Fixed. Even if a Phi exists, continue to the section below that updates defs in BlocksWithDefsToReplace. Added test case as well.

804

We cannot get duplicates. We're walking up the DT, no cycles.

813

The GD passes as argument to IDF takes care of that.

829

This should be handled in the IDF loop above, fixed there.
Added testcase for this scenario.

836

I may be missing something, but if I do:
for (Use &U : DefToReplaceUses.uses()), I get a crash.
I guess the set() does invalidate the iterator? See below, the ++UI needs to be before U.set().

849

This should be fixed. Added testcase as well.
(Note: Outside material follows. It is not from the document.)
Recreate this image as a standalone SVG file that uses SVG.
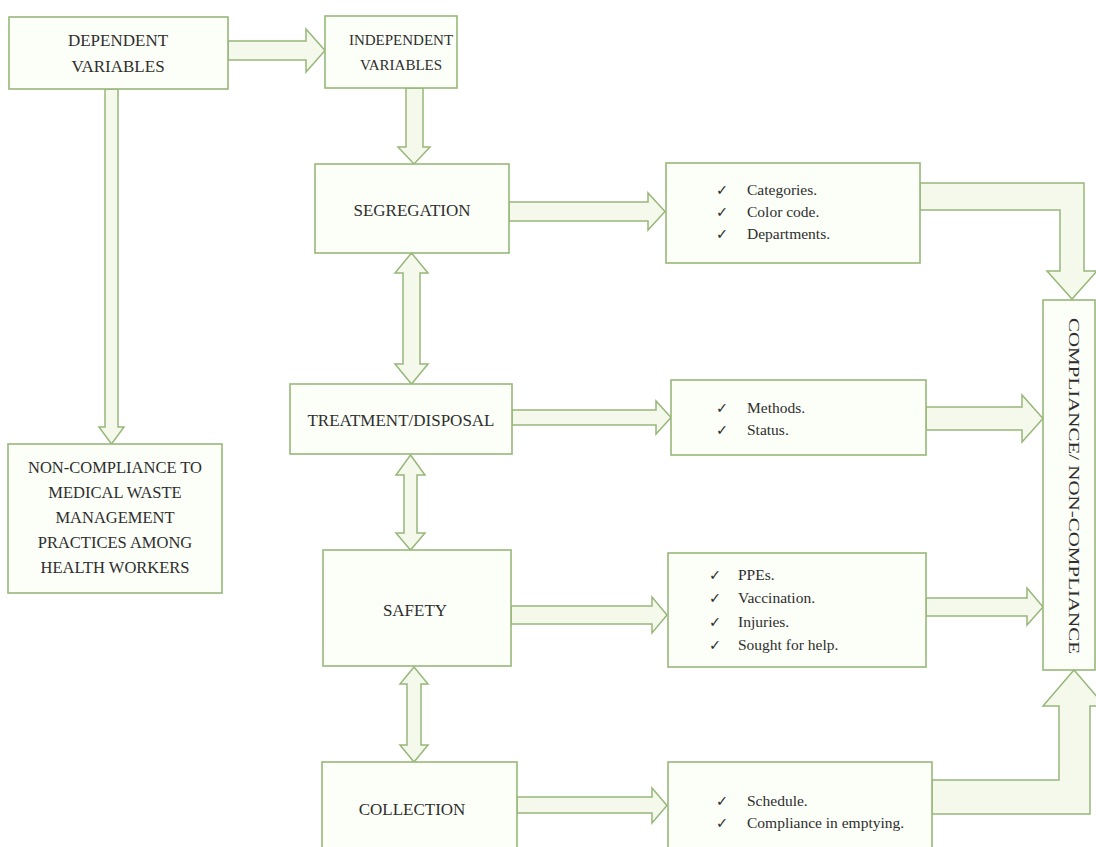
<svg xmlns="http://www.w3.org/2000/svg" width="1096" height="847" viewBox="0 0 1096 847">
<style>
.box{fill:#fcfef8;stroke:#98b77a;stroke-width:1.6}
.arr{fill:#f4f9ec;stroke:#98b77a;stroke-width:1.5;stroke-linejoin:miter}
.t{font-family:"Liberation Serif","Times New Roman",serif;font-size:17px;fill:#2e2e2e;text-anchor:middle}
.t.s{font-size:15px}
.t.m{font-size:16.5px}
.l{font-family:"Liberation Serif","Times New Roman",serif;font-size:15.5px;fill:#2e2e2e}
.c{font-family:"DejaVu Sans",sans-serif;font-size:14.5px;fill:#2e2e2e}
</style>
<rect width="1096" height="847" fill="#ffffff"/>
<g id="connectors">
<polygon class="arr" points="228,41 306,41 306,29 325,50.5 306,72 306,60 228,60"/>
<polygon class="arr" points="105,89 118,89 118,427 124,427 111.5,444 99,427 105,427"/>
<polygon class="arr" points="406,88 423,88 423,147 430,147 414,164 398,147 406,147"/>
<polygon class="arr" points="411.5,253 428,273 420,273 420,364 428,364 411.5,384 395,364 403,364 403,273 395,273"/>
<polygon class="arr" points="410.5,455 425,475 417,475 417,533 425,533 410.5,550 396,533 404,533 404,475 396,475"/>
<polygon class="arr" points="414,667 428,684 421,684 421,745 428,745 414,762 400,745 407,745 407,684 400,684"/>
<polygon class="arr" points="509,202 648,202 648,193 665,211.5 648,230 648,221 509,221"/>
<polygon class="arr" points="512,410 656,410 656,401 671,417.5 656,434 656,425 512,425"/>
<polygon class="arr" points="511,606 652,606 652,597 667,615 652,633 652,624 511,624"/>
<polygon class="arr" points="517,797 652,797 652,788 667,805.5 652,823 652,813 517,813"/>
<polygon class="arr" points="926,407 1022,407 1022,395 1043,418.5 1022,442 1022,430 926,430"/>
<polygon class="arr" points="926,598 1027,598 1027,588 1043,607 1027,625 1027,616 926,616"/>
<polygon class="arr" points="920,183 1084,183 1084,271 1097,271 1072,299 1047,271 1060,271 1060,210 920,210"/>
<polygon class="arr" points="932,814 1090,814 1090,706 1105,706 1074,670 1043,706 1059,706 1059,780 932,780"/>
</g>
<g id="dependent">
<rect class="box" x="9" y="17" width="219" height="72"/>
<text class="t" x="118" y="46">DEPENDENT</text>
<text class="t" x="118" y="72">VARIABLES</text>
</g>
<g id="independent">
<rect class="box" x="325" y="16" width="132" height="72"/>
<text class="t s" x="401" y="45">INDEPENDENT</text>
<text class="t s" x="401" y="70">VARIABLES</text>
</g>
<g id="noncompliance">
<rect class="box" x="8" y="444" width="214" height="149"/>
<text class="t m" x="115" y="473">NON-COMPLIANCE TO</text>
<text class="t m" x="115" y="498">MEDICAL WASTE</text>
<text class="t m" x="115" y="523">MANAGEMENT</text>
<text class="t m" x="115" y="548">PRACTICES AMONG</text>
<text class="t m" x="115" y="573">HEALTH WORKERS</text>
</g>
<g id="segregation">
<rect class="box" x="315" y="164" width="194" height="89"/>
<text class="t" x="412" y="216">SEGREGATION</text>
</g>
<g id="treatment">
<rect class="box" x="290" y="384" width="222" height="70"/>
<text class="t" x="401" y="426">TREATMENT/DISPOSAL</text>
</g>
<g id="safety">
<rect class="box" x="323" y="550" width="188" height="116"/>
<text class="t" x="415" y="616">SAFETY</text>
</g>
<g id="collection">
<rect class="box" x="322" y="762" width="195" height="100"/>
<text class="t" x="412" y="815">COLLECTION</text>
</g>
<g id="segregation-items">
<rect class="box" x="666" y="163" width="254" height="100"/>
<text class="c" x="716" y="195">✓</text><text class="l" x="747" y="195">Categories.</text>
<text class="c" x="716" y="217">✓</text><text class="l" x="747" y="217">Color code.</text>
<text class="c" x="716" y="239">✓</text><text class="l" x="747" y="239">Departments.</text>
</g>
<g id="treatment-items">
<rect class="box" x="671" y="380" width="255" height="75"/>
<text class="c" x="716" y="413">✓</text><text class="l" x="747" y="413">Methods.</text>
<text class="c" x="716" y="435">✓</text><text class="l" x="747" y="435">Status.</text>
</g>
<g id="safety-items">
<rect class="box" x="668" y="553" width="258" height="114"/>
<text class="c" x="709" y="580">✓</text><text class="l" x="738" y="580">PPEs.</text>
<text class="c" x="709" y="603">✓</text><text class="l" x="738" y="603">Vaccination.</text>
<text class="c" x="709" y="627">✓</text><text class="l" x="738" y="627">Injuries.</text>
<text class="c" x="709" y="650">✓</text><text class="l" x="738" y="650">Sought for help.</text>
</g>
<g id="collection-items">
<rect class="box" x="668" y="762" width="264" height="100"/>
<text class="c" x="716" y="806">✓</text><text class="l" x="747" y="806">Schedule.</text>
<text class="c" x="716" y="828">✓</text><text class="l" x="747" y="828">Compliance in emptying.</text>
</g>
<g id="compliance">
<rect class="box" x="1043" y="300" width="52" height="370"/>
<text class="l" transform="translate(1069,318) rotate(90)" textLength="336" lengthAdjust="spacingAndGlyphs">COMPLIANCE/ NON-COMPLIANCE</text>
</g>
</svg>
asbirlea updated this revision to Diff 162912.Aug 28 2018, 11:22 AM
asbirlea marked 8 inline comments as done.

Address comments.

asbirlea updated this revision to Diff 163598.Aug 31 2018, 2:41 PM

Fix bug introduced by refactoring.

george.burgess.iv accepted this revision.Sep 5 2018, 5:02 PM

LGTM. Thanks for this!

lib/Analysis/MemorySSAUpdater.cpp
695

s/teh/the

700

s/ / / (two spaces -> one)

836

That's surprising, but WFM. :)

This revision is now accepted and ready to land.Sep 5 2018, 5:02 PM
asbirlea updated this revision to Diff 164133.Sep 5 2018, 5:12 PM

Small update triggered by a test in rotate (patch to be uploaded soon).

Thank you for the patience on this review! :)

I'm doing some additional offline testing before landing (+ the nits you noticed).

asbirlea updated this revision to Diff 164710.Sep 10 2018, 11:49 AM

Final update before commit: changing a cast_or_null to dyn_cast_or_null for cloned instructions. LoopRotate can place Value in the map, as the clone of an instruction.

This revision was automatically updated to reflect the committed changes.